My only frustration with this lucrative pastime is its inaccessibility. In my experience, it’s been easy to see that more often that not, I backpack with friends who are male, white, and/or middle-class. Needless to say, I love their company, but I’d also really love to go with my less wealthy, non-white, female friends too. It’s disappointing to see that “the outdoors” is frequently an exclusive place. Though in some fields it has begun to change, most outdoor sports are dominated by men. It feels starkly apparent each time I find myself bouldering or waiting for a wave, and realize I can count every single woman in a (literal) sea of dudes.

Misadventures Magazine, a publication “by and for adventurous women,” has some pretty enlightening graphics on gender representation in outdoor media. It’s also no secret that outdoor gear can be absurdly expensive, and that big name companies perpetuate needing the top-of-the-line equipment to do it right. Considering a range of supplies, this site found that the cost of buying the most essential components of backpacking gear could be anywhere from $300-$2,200, not to mention permits, gas, food, etc. for each excursion.

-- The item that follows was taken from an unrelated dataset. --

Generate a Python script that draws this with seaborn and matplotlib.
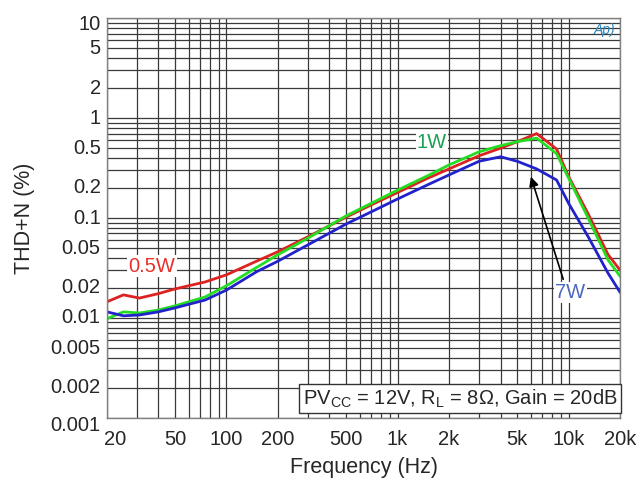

Ideal backpacking destinations are not exactly welcoming either. A heartbreaking article from Al Jazeera states that only 1% of national parks visitors are African-American, in part due to fear of racist treatment. It’s clear that backpacking can often require certain levels of privilege, and this isn’t right. Something so strangely wonderful shouldn’t be so exclusive.

What does this all have to do with being a part of “Babes Off the Beaten Path?” Naturally, I’m excited for another challenge in a completely new place. Mostly though, I’m looking forward to an experience with other women who want to change the notion of what backpacking has traditionally meant. Though I haven’t met them all yet, I admire each one for putting so much time and energy into something as challenging as weathering the elements while hauling a bunch of crap around. And more importantly, I admire them for wanting to make sure that any lady who wants to partake in this absurd, rewarding, life-changing activity can do it too.

This year’s group of gals may be a relatively privileged lot, it’s true. But hopefully we can still set a precedent that our activities are accessible to any self-identified woman, regardless of income or background. While there’s much more work to be done, establishing no barriers to participating in Babes Off the Beaten Path could be one step towards making the outdoors more inclusive.